## Start

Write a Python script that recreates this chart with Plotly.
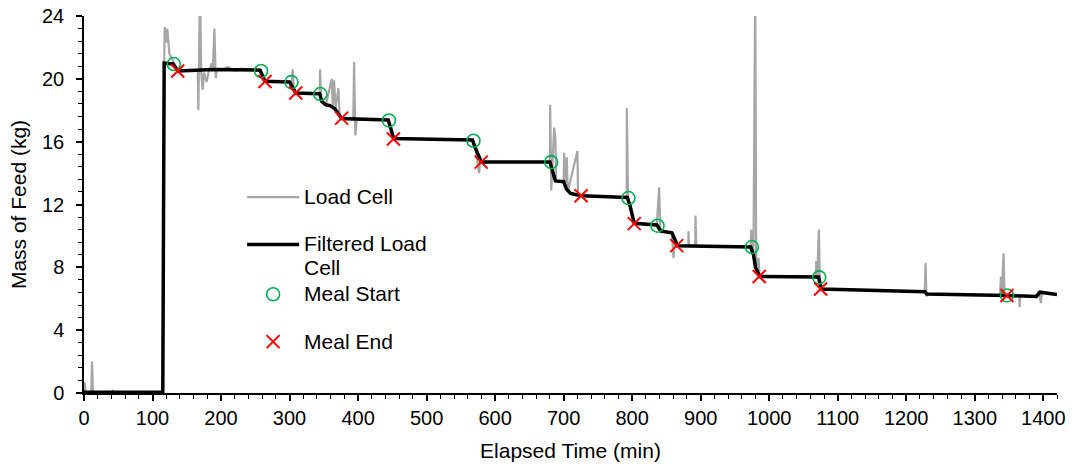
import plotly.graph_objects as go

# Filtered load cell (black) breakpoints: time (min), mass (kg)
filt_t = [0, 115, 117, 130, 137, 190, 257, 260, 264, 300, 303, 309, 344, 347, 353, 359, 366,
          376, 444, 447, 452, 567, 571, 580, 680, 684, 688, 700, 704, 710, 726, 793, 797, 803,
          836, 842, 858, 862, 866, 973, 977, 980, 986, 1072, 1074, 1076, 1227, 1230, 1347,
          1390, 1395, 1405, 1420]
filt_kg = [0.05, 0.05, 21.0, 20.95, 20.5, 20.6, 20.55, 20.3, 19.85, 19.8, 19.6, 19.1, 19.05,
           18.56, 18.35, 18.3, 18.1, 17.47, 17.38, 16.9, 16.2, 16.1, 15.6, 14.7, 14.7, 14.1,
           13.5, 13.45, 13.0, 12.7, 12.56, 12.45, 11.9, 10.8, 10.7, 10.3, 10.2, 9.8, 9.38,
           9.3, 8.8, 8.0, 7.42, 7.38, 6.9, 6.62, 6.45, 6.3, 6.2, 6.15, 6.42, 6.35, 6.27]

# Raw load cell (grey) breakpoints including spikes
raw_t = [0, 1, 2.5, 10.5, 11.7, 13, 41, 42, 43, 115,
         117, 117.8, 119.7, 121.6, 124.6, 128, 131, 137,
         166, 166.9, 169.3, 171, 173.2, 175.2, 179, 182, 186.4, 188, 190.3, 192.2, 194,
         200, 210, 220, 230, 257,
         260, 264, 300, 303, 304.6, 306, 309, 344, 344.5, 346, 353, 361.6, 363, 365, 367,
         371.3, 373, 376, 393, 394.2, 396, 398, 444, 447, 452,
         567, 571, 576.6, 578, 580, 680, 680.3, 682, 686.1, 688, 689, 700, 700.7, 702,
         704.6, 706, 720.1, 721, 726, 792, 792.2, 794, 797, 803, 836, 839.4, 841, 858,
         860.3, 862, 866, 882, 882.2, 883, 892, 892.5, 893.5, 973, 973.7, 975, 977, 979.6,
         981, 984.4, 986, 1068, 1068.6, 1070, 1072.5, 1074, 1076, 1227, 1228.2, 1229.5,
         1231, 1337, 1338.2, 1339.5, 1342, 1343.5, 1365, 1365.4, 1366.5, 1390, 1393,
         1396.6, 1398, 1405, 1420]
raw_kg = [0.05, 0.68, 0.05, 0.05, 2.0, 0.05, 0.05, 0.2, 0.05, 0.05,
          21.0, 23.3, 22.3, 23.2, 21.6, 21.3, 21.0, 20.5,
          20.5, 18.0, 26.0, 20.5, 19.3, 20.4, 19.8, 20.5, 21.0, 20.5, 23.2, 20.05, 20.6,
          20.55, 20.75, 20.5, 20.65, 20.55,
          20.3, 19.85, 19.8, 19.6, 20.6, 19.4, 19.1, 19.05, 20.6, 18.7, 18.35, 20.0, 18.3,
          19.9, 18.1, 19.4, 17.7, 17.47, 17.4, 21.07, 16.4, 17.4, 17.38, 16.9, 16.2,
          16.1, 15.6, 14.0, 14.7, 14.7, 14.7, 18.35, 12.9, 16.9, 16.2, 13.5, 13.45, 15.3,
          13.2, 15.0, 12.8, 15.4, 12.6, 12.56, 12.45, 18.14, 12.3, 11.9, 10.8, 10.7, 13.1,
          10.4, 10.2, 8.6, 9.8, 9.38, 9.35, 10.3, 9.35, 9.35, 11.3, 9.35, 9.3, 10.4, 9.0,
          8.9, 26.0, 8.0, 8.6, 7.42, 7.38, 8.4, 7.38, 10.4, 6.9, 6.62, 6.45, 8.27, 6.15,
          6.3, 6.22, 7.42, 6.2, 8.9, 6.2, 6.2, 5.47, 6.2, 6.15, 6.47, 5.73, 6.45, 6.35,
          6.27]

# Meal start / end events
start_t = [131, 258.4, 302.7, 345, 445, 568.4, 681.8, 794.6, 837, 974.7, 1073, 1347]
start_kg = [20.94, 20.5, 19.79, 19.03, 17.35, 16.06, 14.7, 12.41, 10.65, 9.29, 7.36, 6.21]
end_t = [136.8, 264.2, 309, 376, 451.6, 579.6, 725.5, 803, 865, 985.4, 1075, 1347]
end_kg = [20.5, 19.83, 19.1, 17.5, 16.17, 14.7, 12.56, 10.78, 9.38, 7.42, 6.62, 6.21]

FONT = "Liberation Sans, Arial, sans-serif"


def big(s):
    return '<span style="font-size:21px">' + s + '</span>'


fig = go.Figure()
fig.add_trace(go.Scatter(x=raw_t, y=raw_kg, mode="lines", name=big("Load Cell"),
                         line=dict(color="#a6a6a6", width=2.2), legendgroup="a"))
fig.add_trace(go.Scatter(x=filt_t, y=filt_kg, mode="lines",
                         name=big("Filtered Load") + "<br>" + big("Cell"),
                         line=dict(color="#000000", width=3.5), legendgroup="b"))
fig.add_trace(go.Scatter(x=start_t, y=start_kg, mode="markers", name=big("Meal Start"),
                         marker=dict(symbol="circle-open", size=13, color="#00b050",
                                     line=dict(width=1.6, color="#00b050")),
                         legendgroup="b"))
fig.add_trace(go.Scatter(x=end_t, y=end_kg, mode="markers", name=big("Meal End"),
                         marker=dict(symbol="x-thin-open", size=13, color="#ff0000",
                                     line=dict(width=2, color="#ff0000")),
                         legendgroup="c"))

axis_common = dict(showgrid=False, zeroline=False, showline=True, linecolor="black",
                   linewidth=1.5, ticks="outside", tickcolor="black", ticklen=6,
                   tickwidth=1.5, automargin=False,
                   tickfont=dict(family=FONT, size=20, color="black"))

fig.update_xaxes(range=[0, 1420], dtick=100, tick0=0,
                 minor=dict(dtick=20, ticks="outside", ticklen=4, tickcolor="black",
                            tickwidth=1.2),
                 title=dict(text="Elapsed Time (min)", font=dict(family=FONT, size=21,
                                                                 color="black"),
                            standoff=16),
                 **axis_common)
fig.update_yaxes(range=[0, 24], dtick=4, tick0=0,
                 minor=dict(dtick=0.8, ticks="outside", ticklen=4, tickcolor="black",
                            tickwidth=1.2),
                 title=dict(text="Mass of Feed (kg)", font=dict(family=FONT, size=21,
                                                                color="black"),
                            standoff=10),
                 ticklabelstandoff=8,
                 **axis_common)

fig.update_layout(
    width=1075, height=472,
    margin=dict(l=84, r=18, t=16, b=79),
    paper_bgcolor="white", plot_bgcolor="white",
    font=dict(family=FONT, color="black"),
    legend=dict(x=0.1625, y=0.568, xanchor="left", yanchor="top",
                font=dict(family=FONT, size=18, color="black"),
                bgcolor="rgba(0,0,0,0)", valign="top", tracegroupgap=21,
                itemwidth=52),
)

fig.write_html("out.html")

## End

▶ [STATED GOAL]: Leave out the pictures and repeat exactly the lines from the start of the material through the line that contains "6.42, 6.35, 6.27]", both included.

▶ [FINAL RESULT]:
Write a Python script that recreates this chart with Plotly.
import plotly.graph_objects as go

# Filtered load cell (black) breakpoints: time (min), mass (kg)
filt_t = [0, 115, 117, 130, 137, 190, 257, 260, 264, 300, 303, 309, 344, 347, 353, 359, 366,
          376, 444, 447, 452, 567, 571, 580, 680, 684, 688, 700, 704, 710, 726, 793, 797, 803,
          836, 842, 858, 862, 866, 973, 977, 980, 986, 1072, 1074, 1076, 1227, 1230, 1347,
          1390, 1395, 1405, 1420]
filt_kg = [0.05, 0.05, 21.0, 20.95, 20.5, 20.6, 20.55, 20.3, 19.85, 19.8, 19.6, 19.1, 19.05,
           18.56, 18.35, 18.3, 18.1, 17.47, 17.38, 16.9, 16.2, 16.1, 15.6, 14.7, 14.7, 14.1,
           13.5, 13.45, 13.0, 12.7, 12.56, 12.45, 11.9, 10.8, 10.7, 10.3, 10.2, 9.8, 9.38,
           9.3, 8.8, 8.0, 7.42, 7.38, 6.9, 6.62, 6.45, 6.3, 6.2, 6.15, 6.42, 6.35, 6.27]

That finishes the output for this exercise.